TASK DESCRIPTION> Select all lines with the string "that" in them, and copy those lines.

[Rows from a dataset of charts and code]
____

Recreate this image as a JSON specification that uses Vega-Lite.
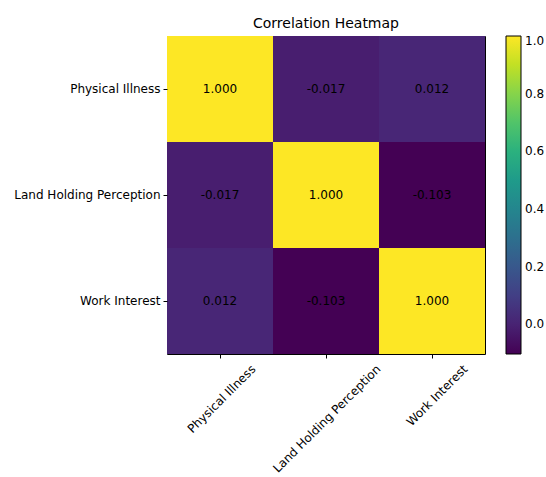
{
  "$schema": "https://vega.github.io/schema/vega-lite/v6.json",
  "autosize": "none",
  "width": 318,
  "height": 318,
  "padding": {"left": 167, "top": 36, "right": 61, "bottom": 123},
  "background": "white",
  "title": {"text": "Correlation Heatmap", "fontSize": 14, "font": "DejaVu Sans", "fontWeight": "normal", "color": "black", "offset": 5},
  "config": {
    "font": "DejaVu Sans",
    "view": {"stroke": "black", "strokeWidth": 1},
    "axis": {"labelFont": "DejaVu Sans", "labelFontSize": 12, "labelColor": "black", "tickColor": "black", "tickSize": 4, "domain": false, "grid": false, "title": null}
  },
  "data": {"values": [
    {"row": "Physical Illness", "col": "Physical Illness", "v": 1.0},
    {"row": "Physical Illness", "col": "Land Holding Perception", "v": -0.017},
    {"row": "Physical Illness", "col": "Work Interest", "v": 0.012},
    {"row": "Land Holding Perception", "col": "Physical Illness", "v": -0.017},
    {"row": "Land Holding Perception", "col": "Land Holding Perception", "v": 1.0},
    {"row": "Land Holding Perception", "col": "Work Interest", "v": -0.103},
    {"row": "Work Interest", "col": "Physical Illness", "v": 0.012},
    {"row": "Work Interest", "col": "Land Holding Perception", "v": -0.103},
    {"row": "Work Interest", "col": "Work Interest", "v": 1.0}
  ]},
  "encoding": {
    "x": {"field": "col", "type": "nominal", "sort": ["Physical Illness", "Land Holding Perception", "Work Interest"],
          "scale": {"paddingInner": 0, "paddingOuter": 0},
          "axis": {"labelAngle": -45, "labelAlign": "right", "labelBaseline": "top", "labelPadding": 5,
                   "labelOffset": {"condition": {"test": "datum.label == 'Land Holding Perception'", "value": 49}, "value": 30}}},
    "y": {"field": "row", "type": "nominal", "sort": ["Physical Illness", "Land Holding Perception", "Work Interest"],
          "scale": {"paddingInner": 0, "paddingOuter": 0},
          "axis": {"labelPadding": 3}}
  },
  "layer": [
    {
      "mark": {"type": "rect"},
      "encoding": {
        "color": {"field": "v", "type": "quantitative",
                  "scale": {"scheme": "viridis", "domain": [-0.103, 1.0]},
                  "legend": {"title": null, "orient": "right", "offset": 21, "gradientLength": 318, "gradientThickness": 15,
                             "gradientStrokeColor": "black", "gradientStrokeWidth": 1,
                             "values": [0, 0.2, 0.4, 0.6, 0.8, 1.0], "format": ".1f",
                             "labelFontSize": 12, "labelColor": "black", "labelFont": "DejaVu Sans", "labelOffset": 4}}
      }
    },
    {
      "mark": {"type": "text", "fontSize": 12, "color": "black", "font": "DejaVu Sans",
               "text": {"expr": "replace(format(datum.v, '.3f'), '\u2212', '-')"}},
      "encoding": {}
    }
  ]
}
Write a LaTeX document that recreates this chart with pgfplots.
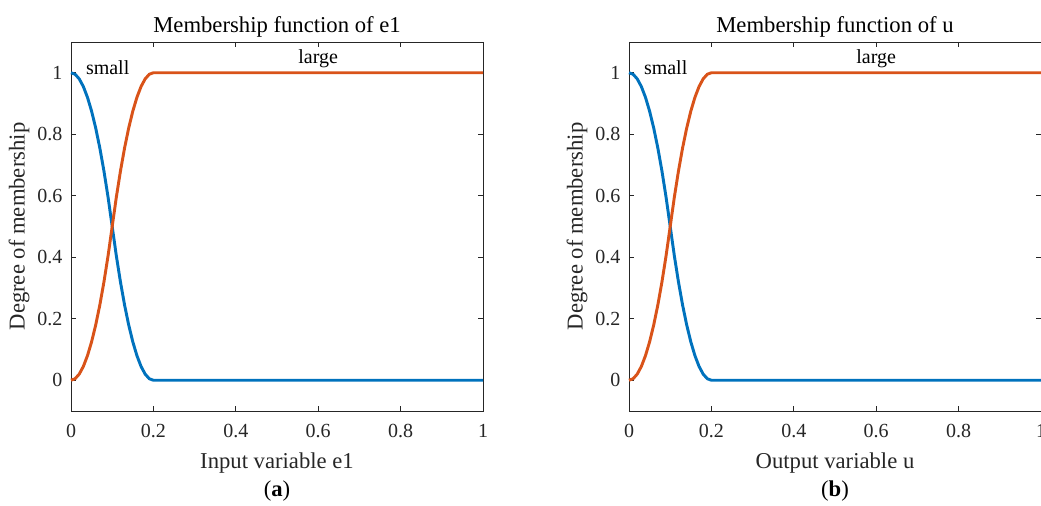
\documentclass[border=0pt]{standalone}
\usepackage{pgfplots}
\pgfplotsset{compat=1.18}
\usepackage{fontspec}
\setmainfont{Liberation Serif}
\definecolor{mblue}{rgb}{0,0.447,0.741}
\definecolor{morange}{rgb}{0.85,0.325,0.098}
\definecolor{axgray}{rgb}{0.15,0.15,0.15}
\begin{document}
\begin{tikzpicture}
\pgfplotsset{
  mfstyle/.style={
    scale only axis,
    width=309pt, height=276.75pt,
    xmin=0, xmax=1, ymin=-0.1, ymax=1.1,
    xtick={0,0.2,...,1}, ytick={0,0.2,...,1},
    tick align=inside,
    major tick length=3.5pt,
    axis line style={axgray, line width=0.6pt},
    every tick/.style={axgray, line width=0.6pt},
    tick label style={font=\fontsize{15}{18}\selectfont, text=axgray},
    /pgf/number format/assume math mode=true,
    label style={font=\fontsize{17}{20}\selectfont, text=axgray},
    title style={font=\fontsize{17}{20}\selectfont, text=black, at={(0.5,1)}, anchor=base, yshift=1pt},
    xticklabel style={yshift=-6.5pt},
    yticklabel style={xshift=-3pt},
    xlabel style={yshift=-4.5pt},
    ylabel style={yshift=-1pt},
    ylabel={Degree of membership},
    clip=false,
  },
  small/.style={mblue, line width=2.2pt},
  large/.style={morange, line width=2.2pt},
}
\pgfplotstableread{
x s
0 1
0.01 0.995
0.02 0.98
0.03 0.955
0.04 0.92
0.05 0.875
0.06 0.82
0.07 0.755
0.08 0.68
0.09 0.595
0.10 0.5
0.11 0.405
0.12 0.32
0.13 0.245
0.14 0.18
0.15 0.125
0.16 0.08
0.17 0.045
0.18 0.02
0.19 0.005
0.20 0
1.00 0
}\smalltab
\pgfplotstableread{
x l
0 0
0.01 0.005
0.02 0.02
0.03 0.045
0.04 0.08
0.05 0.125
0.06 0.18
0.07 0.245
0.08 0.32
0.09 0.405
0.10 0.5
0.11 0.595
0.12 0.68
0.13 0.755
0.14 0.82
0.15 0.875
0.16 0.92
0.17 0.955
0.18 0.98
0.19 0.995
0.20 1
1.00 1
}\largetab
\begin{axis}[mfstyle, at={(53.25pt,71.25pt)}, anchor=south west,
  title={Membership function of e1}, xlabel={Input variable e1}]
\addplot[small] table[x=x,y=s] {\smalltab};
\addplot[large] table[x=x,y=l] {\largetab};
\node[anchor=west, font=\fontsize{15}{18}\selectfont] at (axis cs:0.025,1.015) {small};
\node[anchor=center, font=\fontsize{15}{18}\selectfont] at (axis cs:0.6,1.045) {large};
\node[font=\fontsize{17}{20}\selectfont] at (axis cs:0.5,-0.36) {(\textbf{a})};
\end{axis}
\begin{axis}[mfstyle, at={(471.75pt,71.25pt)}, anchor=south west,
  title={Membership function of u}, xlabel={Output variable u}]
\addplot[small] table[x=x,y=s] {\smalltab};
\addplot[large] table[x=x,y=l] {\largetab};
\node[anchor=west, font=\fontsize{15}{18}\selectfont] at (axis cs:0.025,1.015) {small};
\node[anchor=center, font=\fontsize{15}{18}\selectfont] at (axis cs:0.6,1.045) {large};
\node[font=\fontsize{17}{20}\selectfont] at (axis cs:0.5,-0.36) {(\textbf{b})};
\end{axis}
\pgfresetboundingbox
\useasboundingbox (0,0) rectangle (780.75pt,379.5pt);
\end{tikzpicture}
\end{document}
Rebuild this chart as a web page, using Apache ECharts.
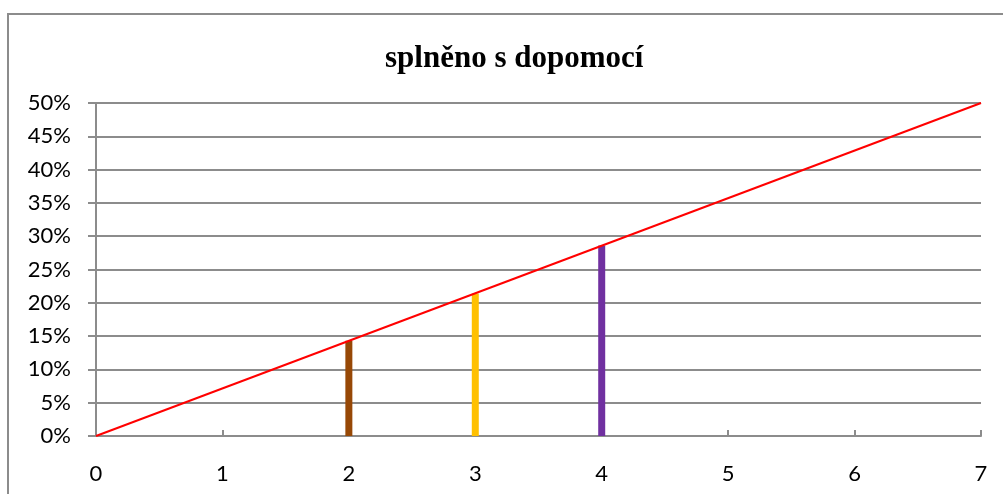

____

WRITTEN ANSWER>
Recreate this image as a JSON specification that uses Vega-Lite.
Write a LaTeX document that recreates this chart with pgfplots.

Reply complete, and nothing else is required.